Thursday 9th March, 2017 | By Russ McKenzie

General Data Protection Regulations

Who does it apply to?

Who does it apply to?

Anyone dealing with personal data of EU residents – any information relating to an individual


It’ll apply before we leave the EU.

It’ll almost certainly apply to UK residents for some time (years) after we leave the EU.

It may apply for a long time – we’re currently regulated by the 1998 Data Protection Act

What does it mean to us?

Some things are vague. Then again, if these regulations have a 20 year life, assumptions made in 2018 will be proved wildly wrong by 2038.

We must have Privacy by Design – come June 2018, if your website spills data, you’re in big trouble.

Consent – we must explicitly ask and get consent for data collection and utilisation.

Large Scale Data Processing – no real definition of large scale data processing, but if you’re doing large scale data processing, you need a Data Protection Officer.

Obviously a definition of large scale data processing would be helpful, but.. there isn’t one.

Most companies will not need a DPO unless their business is in tracking/managing/processing individual customer behaviour or data.

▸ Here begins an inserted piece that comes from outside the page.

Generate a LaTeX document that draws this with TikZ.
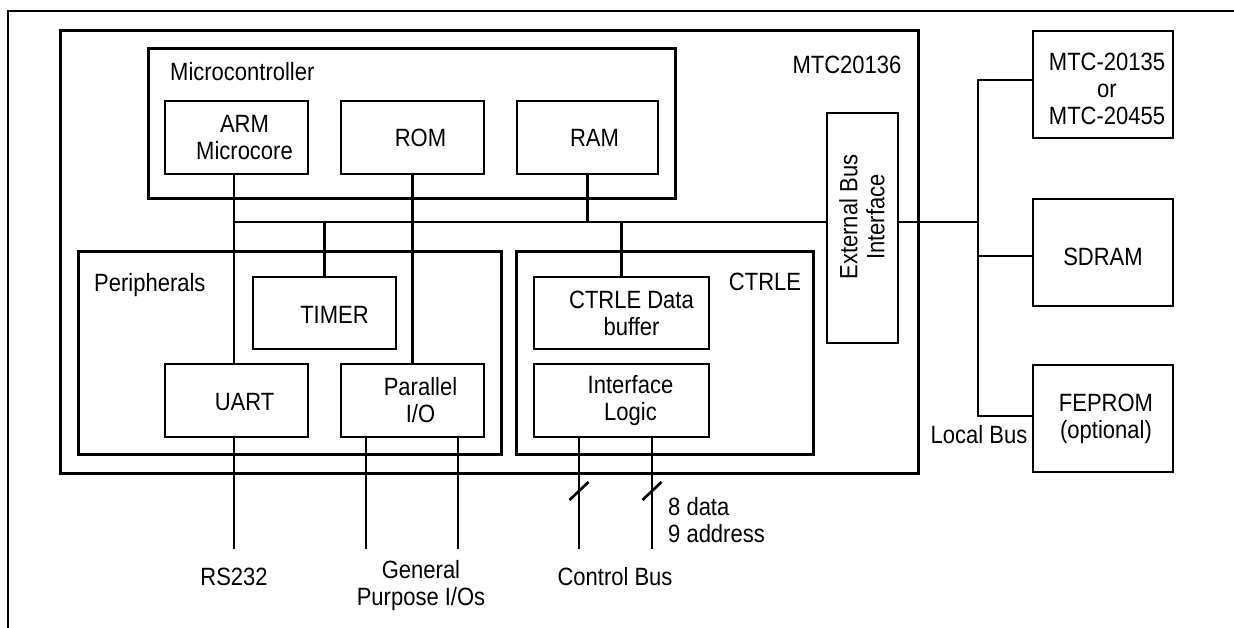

I have worked at a total of two organisations that I think would need a DPO for GDPR (an exams board and a loyalty scheme)

Out of our 100 or so current customers, I struggle to think of one who would need a DPO.

I have a list of four who should consider their DPO obligations, and then write down why they don’t need one, with a review every couple of years.

Data Protection Officer – The DPO reports to the highest level management, must be expert, must be properly resourced, and must not have conflicts of interest. They need not be full-time, but even so, that will be a significant expenditure.

Data Breaches – you must inform regulator with 72 hours, and your customers without undue delay

Sanctions – max 4% of turnover or £20m, whichever is higher.


Data Subject – an individual

Data Controller – an organisation

Data Breach – leaking, losing, or compromising in any way someone else’s data.

Individual Rights

Right to Information – no change

Right of Subject Access – not a big change – timings and fees

Right to Rectification – no change

Right to Erasure – New. An organisation must be able to permanently delete an individual’s data.

Right to Restrict Processing – New. If you cannot delete someone’s data, you must restrict its use to the bare minimum.

Obligation to notify 3rd parties – New. If an organisation passes on individuals’ data, the organisation is responsible for passing on rectification, erasure or restrictions. It must also tell the individual who it passed their data to (if requested)

Right to Data Portability – New. The individual can have their details transferred from one organisation to another – making setting up accounts with competitors easy in theory at least.

Right to Object – Change. If the individual objects to data processing, the organisation must justify their processing of the data.

Right not to be evaluated by automated processing – no change

Right to bring Class Actions – individuals can be collectively represented by not-for-profit bodies to exercise rights, bring complaints, and seek judicial remedies

Time Limits – you should reply to and fulfil requests for information within a month.

What do we need to do?

  • Review your systems – can you identify and isolate all data about a particular data subject?
  • Update privacy policies – do your current policies cover the rights above?
  • Employee Training – make sure employees understand your obligations.

GDPR is coming. It’s going to change the way we manage company data.